## THE RECORDS

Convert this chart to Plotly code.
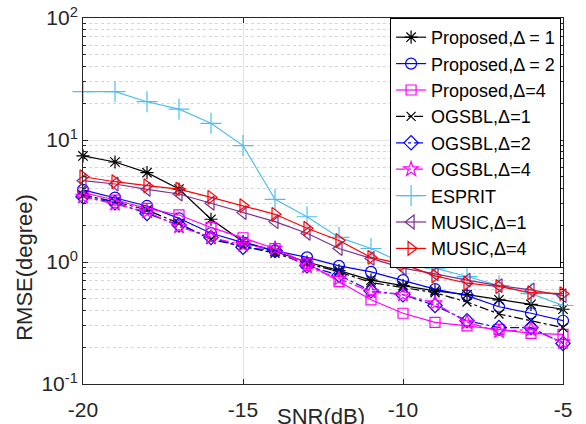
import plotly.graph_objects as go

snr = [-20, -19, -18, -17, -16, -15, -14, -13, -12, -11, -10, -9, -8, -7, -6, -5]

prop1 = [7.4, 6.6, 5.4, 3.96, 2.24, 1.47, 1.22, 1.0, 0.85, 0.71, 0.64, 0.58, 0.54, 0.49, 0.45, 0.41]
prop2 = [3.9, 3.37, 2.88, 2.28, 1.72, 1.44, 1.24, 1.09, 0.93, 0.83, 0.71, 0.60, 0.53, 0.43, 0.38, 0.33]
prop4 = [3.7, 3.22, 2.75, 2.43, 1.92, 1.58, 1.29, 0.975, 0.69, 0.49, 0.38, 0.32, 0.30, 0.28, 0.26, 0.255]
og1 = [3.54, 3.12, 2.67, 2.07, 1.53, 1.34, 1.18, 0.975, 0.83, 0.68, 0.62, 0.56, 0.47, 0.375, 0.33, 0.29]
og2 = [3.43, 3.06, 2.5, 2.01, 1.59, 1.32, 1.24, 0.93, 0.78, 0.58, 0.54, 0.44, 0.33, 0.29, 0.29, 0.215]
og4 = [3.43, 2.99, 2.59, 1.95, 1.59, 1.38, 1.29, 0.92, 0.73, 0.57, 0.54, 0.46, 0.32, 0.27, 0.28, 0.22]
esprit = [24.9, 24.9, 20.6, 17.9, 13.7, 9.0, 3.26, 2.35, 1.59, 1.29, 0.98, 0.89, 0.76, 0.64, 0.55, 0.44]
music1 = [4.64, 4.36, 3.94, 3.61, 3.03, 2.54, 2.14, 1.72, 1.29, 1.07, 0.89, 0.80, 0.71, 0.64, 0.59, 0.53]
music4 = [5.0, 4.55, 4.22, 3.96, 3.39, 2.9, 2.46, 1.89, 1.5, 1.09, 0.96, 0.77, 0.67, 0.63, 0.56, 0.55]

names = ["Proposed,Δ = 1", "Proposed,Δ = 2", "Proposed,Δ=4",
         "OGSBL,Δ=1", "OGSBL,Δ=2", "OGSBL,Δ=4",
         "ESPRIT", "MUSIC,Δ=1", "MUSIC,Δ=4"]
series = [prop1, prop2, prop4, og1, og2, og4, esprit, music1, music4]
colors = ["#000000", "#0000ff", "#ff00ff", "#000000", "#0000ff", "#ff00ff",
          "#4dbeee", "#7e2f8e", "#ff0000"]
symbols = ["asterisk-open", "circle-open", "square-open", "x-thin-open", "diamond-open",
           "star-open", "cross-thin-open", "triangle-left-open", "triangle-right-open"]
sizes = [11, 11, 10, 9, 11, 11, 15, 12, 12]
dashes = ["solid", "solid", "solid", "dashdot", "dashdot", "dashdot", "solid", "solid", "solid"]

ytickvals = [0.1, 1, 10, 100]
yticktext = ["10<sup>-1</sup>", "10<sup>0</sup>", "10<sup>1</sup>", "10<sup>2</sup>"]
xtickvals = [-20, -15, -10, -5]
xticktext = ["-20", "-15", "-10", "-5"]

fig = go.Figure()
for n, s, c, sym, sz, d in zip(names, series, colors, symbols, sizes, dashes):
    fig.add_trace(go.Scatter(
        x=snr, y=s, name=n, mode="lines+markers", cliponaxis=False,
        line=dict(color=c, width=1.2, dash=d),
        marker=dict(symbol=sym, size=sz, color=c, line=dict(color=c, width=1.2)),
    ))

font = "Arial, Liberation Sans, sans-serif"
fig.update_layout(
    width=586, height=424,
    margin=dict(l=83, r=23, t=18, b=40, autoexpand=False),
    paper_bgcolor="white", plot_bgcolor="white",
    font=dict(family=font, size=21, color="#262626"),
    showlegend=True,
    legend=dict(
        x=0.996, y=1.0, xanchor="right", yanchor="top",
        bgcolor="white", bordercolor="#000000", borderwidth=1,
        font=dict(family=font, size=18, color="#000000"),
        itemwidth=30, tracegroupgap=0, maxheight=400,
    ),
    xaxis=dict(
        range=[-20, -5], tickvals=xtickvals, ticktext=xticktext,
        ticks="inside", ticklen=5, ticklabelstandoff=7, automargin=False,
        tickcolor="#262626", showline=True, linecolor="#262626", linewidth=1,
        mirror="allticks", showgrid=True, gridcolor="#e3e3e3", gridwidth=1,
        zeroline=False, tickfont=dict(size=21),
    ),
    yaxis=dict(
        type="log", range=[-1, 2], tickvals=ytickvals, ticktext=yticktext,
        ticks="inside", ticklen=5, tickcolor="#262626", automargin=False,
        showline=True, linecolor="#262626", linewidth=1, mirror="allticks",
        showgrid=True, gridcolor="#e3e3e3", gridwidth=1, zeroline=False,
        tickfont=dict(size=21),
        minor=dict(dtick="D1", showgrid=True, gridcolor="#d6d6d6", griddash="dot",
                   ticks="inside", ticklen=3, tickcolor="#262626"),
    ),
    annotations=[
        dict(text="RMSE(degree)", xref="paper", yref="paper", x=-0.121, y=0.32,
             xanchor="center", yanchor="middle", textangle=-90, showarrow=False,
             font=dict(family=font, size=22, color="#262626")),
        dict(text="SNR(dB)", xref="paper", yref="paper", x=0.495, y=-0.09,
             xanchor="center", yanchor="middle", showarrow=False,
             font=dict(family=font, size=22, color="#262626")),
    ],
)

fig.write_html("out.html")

==

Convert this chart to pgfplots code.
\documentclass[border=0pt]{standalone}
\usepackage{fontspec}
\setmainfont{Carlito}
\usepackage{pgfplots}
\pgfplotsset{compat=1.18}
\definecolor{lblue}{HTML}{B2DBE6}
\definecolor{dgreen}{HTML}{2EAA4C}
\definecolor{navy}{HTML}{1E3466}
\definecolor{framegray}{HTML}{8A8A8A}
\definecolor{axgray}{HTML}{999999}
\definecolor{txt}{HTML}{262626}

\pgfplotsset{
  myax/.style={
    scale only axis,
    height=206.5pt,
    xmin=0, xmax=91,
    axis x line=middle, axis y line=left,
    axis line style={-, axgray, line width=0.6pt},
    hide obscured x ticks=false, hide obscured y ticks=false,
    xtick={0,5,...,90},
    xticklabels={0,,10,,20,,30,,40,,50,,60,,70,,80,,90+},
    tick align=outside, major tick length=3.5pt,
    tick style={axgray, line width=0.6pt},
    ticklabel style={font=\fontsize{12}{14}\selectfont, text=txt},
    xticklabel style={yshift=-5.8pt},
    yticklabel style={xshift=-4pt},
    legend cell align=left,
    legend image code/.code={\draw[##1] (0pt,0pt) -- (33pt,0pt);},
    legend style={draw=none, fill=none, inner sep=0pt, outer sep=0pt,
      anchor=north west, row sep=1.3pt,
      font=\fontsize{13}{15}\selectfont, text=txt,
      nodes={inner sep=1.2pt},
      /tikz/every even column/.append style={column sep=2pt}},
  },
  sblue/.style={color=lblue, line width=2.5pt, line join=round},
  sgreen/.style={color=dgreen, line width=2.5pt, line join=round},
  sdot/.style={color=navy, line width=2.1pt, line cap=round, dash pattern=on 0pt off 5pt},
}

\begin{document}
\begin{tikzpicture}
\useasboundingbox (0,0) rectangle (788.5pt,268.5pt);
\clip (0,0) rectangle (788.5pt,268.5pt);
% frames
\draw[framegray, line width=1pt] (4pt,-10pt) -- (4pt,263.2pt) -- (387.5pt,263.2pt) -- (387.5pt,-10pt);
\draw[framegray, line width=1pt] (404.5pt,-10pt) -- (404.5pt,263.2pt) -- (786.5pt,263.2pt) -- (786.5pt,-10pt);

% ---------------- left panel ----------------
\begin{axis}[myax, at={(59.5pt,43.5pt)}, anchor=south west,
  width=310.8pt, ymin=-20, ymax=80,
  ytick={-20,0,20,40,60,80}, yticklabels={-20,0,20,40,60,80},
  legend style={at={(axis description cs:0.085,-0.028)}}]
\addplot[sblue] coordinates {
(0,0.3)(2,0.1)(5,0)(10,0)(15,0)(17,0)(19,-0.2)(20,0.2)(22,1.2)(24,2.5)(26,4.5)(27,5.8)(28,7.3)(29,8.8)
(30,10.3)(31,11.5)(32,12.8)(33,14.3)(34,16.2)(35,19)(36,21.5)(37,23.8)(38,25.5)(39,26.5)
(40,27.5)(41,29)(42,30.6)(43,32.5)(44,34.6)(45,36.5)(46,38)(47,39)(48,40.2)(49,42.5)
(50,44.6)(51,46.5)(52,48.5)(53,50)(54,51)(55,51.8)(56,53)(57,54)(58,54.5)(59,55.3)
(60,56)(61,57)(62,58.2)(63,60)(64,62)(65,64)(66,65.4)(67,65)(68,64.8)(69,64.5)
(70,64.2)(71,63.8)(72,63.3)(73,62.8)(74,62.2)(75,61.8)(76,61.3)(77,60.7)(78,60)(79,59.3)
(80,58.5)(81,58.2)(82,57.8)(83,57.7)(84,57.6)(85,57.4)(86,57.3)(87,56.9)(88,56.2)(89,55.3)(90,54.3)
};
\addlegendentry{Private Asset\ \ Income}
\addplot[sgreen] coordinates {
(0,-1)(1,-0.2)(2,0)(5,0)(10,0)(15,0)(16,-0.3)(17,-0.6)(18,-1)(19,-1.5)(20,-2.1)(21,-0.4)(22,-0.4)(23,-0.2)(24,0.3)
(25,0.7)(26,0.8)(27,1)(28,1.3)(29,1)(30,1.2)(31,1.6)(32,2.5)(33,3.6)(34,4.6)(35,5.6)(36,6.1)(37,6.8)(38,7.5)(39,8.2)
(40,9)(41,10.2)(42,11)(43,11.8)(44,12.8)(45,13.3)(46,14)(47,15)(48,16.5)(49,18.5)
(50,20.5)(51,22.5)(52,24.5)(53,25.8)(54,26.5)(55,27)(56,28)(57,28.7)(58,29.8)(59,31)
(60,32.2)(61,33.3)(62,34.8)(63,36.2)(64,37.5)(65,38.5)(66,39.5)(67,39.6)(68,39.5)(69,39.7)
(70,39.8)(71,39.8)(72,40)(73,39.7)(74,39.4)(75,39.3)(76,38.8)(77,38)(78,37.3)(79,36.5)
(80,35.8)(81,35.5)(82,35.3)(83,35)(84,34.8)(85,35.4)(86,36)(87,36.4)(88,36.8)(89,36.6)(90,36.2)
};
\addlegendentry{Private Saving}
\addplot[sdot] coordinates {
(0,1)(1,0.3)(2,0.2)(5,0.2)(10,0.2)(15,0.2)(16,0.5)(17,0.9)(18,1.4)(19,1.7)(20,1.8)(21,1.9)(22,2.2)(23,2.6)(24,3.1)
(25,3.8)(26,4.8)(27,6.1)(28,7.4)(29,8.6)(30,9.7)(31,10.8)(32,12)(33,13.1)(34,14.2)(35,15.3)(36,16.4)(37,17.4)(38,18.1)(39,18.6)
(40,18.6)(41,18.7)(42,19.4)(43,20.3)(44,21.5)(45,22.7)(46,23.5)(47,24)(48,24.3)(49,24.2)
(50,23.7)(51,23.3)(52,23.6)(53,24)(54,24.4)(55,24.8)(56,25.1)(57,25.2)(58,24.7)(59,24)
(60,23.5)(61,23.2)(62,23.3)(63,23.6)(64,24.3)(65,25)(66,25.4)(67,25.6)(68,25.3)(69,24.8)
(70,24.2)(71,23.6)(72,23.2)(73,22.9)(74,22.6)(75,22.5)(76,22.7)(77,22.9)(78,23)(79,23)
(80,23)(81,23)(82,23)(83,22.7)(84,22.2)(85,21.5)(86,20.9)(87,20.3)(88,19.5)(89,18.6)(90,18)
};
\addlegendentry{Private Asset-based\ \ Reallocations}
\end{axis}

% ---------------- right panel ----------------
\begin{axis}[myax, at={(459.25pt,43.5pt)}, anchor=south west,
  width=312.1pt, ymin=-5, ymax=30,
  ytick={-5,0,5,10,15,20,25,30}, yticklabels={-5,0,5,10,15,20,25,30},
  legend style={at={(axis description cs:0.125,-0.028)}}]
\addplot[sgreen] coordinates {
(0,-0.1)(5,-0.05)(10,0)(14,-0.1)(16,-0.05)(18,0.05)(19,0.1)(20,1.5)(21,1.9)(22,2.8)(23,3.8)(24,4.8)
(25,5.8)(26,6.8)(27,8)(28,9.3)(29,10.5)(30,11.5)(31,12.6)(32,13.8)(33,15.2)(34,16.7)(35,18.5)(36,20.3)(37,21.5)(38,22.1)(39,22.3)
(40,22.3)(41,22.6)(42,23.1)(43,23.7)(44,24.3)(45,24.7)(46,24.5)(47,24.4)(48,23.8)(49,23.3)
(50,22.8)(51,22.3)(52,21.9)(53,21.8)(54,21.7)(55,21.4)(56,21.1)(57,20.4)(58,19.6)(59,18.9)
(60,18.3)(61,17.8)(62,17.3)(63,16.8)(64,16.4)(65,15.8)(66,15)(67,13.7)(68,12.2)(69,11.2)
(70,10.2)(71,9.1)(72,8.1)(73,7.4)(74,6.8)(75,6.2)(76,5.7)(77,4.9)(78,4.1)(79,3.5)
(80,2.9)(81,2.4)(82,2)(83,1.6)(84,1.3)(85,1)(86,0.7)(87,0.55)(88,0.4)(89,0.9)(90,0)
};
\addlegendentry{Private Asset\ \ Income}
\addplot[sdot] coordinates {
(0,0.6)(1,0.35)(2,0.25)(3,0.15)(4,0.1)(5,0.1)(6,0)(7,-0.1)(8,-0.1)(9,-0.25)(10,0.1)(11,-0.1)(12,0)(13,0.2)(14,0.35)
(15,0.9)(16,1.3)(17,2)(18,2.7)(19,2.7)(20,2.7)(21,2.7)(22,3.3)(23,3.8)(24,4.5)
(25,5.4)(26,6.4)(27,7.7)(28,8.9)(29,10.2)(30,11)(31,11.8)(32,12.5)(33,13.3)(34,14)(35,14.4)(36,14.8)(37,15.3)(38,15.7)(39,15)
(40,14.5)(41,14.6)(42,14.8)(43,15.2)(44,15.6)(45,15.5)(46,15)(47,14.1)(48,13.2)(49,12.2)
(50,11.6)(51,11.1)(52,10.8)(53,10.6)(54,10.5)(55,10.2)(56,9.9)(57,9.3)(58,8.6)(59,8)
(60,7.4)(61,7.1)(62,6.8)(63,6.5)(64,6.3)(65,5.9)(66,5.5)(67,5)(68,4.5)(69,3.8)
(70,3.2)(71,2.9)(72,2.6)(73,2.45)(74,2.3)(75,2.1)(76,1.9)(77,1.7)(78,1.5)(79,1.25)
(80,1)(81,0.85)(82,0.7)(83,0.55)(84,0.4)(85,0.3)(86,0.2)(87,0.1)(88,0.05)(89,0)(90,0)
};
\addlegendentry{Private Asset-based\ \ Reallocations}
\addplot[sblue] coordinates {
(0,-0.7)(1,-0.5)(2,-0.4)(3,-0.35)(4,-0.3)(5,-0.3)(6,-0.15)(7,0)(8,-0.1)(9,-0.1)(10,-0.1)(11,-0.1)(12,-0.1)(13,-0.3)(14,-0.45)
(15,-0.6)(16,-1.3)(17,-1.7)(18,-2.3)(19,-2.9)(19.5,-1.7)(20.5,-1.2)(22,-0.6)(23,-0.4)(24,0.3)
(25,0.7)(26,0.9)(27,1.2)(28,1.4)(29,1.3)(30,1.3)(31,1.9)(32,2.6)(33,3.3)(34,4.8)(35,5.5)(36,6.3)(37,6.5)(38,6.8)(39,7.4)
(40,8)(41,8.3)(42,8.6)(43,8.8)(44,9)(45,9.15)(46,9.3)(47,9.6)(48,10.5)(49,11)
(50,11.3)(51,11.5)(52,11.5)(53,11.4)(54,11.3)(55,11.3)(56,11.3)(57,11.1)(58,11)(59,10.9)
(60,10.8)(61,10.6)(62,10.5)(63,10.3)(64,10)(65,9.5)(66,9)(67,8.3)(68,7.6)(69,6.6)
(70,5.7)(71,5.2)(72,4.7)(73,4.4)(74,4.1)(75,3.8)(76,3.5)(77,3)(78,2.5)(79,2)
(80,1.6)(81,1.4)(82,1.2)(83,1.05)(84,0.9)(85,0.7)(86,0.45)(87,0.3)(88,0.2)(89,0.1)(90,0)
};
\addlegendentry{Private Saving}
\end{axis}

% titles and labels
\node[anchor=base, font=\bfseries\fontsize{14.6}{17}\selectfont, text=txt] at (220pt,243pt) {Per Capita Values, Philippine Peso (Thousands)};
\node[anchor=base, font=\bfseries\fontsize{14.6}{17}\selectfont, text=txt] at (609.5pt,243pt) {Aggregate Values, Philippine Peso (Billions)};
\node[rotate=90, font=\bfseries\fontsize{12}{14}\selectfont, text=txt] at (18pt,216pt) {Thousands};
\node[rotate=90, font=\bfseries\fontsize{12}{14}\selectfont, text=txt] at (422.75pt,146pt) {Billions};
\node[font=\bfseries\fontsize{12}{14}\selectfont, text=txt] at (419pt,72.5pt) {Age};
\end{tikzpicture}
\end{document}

---

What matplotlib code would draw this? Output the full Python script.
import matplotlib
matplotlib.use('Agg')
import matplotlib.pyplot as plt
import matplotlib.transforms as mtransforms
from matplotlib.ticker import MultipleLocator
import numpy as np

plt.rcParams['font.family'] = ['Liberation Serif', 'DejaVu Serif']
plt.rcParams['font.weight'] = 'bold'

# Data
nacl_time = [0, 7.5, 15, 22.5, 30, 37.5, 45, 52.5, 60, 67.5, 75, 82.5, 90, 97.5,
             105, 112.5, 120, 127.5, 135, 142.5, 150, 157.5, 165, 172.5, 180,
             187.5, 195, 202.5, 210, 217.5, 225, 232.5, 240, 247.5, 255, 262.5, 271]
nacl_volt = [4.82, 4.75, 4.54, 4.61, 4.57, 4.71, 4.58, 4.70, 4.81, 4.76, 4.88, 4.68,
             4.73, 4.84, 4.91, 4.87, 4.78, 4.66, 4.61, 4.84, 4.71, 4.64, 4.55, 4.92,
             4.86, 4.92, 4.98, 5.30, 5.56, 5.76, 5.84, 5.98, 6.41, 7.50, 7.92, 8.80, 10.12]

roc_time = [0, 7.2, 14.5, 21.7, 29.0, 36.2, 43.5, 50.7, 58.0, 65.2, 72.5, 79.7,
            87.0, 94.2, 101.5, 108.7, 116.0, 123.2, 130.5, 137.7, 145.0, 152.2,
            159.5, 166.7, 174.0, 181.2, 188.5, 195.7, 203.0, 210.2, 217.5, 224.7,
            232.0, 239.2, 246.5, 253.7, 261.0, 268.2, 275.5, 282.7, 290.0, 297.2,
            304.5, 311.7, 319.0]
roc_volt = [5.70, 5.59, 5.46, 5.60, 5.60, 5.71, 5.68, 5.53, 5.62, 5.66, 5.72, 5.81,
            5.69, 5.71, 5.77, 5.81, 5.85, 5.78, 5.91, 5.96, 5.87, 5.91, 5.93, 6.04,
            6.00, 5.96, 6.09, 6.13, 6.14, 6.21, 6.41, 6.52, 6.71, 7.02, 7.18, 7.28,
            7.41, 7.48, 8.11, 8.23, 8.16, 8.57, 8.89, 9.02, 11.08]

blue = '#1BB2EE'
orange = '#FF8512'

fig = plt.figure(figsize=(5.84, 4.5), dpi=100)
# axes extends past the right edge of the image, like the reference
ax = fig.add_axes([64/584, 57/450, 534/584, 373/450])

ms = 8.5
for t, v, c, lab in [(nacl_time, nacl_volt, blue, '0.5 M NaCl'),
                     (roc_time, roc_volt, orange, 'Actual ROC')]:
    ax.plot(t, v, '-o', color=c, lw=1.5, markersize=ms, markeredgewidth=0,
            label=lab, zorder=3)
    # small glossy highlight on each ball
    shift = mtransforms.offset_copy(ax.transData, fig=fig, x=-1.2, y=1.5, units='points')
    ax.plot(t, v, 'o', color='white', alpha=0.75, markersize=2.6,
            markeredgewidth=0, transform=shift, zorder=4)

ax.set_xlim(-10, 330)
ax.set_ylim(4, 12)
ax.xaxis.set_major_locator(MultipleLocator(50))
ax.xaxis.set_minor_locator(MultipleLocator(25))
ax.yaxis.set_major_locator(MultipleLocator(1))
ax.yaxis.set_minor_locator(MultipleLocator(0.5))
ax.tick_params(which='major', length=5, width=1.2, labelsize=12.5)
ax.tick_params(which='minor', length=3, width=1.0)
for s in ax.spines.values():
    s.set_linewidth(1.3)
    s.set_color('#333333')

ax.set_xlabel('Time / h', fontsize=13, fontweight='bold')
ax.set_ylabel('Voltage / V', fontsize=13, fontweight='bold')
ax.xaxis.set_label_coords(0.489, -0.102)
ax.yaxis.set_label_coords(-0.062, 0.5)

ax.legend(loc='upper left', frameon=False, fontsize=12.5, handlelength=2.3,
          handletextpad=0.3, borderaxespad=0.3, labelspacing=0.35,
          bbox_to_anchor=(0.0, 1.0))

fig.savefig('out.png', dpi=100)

## OBJECTIVE
Above are some records. Reproduce the lines from the one with "Convert this chart to Plotly code." down to the one with "-9, -8, -7, -6, -5]", keeping both, and leave every picture out.

## TASK RESULT
Convert this chart to Plotly code.
import plotly.graph_objects as go

snr = [-20, -19, -18, -17, -16, -15, -14, -13, -12, -11, -10, -9, -8, -7, -6, -5]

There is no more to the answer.